Trustees | Trusteeship

Area colleges’ boards are rich in men

PHILADELPHIA INQUIRER   |  March 22, 2015 by Susan Snyder

At Pennsylvania State University, women compose about 46 percent of the student body. But the percentage of women who make decisions about the university’s direction—those serving on the board of trustees—is far less.

Only six women currently sit on the 32-member board, 18 percent.

And some of those women say that’s not enough.

“When we’re too alike in background and perspective, our collective judgment feels right and rational, when it may actually be limited and flat-out wrong,” said Barbara Doran, a private wealth portfolio manager for Morgan Stanley in New York.” Our students need real and visible role models in leadership positions.”

Penn State is by no means an outlier.

Temple University’s 35-member board of trustees has only three women.

At Rutgers, five members of the 15-person board are women.

Nationally, women occupy 30 percent of board seats at private universities and about 28 percent at public ones, according to a 2010 report by the Association of Governing Boards of Universities and Colleges.

University boards have remained dominated by white males in part because schools are looking for wealthy donors, and a lot of the country’s wealth is concentrated in that demographic, said Michael Poliakoff, vice president of policy for the American Council of Trustees and Alumni.

Lack of women who step forward as candidates also figures, some say.

“People are not looking hard enough,” countered Jane Scaccetti, a Temple trustee and CEO of the Drucker & Scaccetti tax CPA firm. “A big part of the problem here is that people don’t realize they have a problem.”

Boards—both corporate and university—should aim for an average of 50 percent women, she said.
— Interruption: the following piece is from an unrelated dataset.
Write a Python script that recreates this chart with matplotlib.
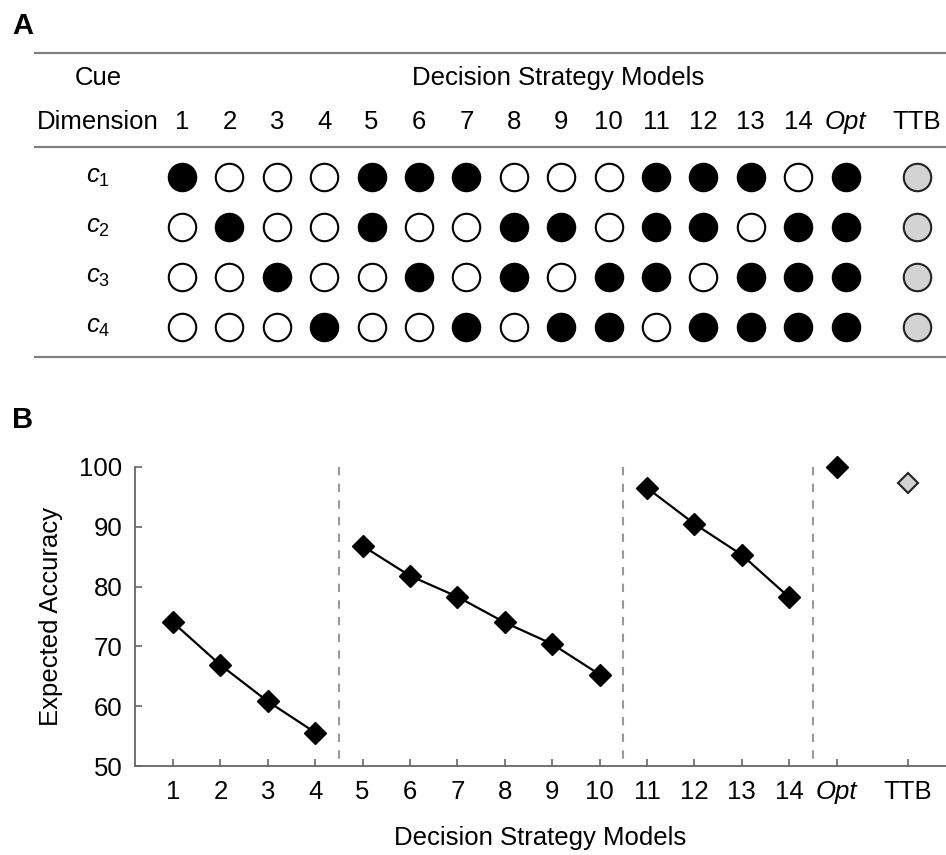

“No one has proven to me that there is a better number than actual diversity, which would be 50-50,” she said.

At first glance, Philadelphia-area colleges and universities appear in step with national numbers. Women occupy, on average, 29 percent of board seats, according to a report by the Forum of Executive Women.

That number, however, is skewed by the area’s nun-influenced Catholic colleges, such as Gwynedd Mercy with 62 percent female members, Holy Family with 47 percent, and Immaculata with 72 percent, said Vicki Kramer, president of the Thirty Percent Coalition, a national group working to boost the percentage of women on corporate boards.

“If you take out those, the numbers overall are terrible,” said Kramer, who is involved with the local Forum of Executive Women as well.

Having women on boards leads to a more collaborative approach and more penetrating questions, she said.

“If it doesn’t make sense, they are willing to say, ‘I don’t understand this,’ ” she said.” And often, it’s because it doesn’t make sense.”

Some board leaders say they know they have a problem.

Patrick O’Connor, chairman of Temple’s board of trustees, acknowledged that there should be more women and said a current vacancy—left by the departure of Bill Cosby, who resigned facing decades’ old allegations of sexual assault—will go to a woman.

“We have to do better,” he said. “We haven’t made as concerted of an effort to mine the prospects as we should have, and we’ve done that now.”

O’Connor pointed out that the board chooses 24 of its 36 members; the others are appointed by state officials.

Keith Masser, chair of Penn State’s trustees’ board, said diversity would be a focus as the board prepares to expand to 38 members in July. The trustees will select three of those new members – bringing the total of board-controlled seats to nine. Many of the others are appointed by the governor and elected by alumni and agricultural societies.

“We have an opportunity now,” said Masser, a Schuylkill County potato farmer. “I’m hopeful we can improve our percentage.”

He pointed out that the board also wanted diversity of skills, as well as racial and gender diversity.

Minority members make up only 12.5 percent of private boards and 23.1 percent of public boards, according to the 2010 governing board report.

Penn State has two black members—at least one of whom is scheduled to exit in July—no Hispanics except for the state secretary of education, who is on by virtue of his position, and no Asian members.

“What does that tell the young students of color?” asked trustee Alice Pope, a psychology professor at St. John’s University. “It suggests to them that there are leadership limitations.”

Pope said the board should look at other types of diversity, too. She thinks it needs more educators and more economic diversity.

Doran said the board’s governance committee should develop a process to identify diversity needs each year and make an effort to meet them.

“We have to be much more proactive in reaching out to potential candidates and must develop a process to identify and pursue them,” she said.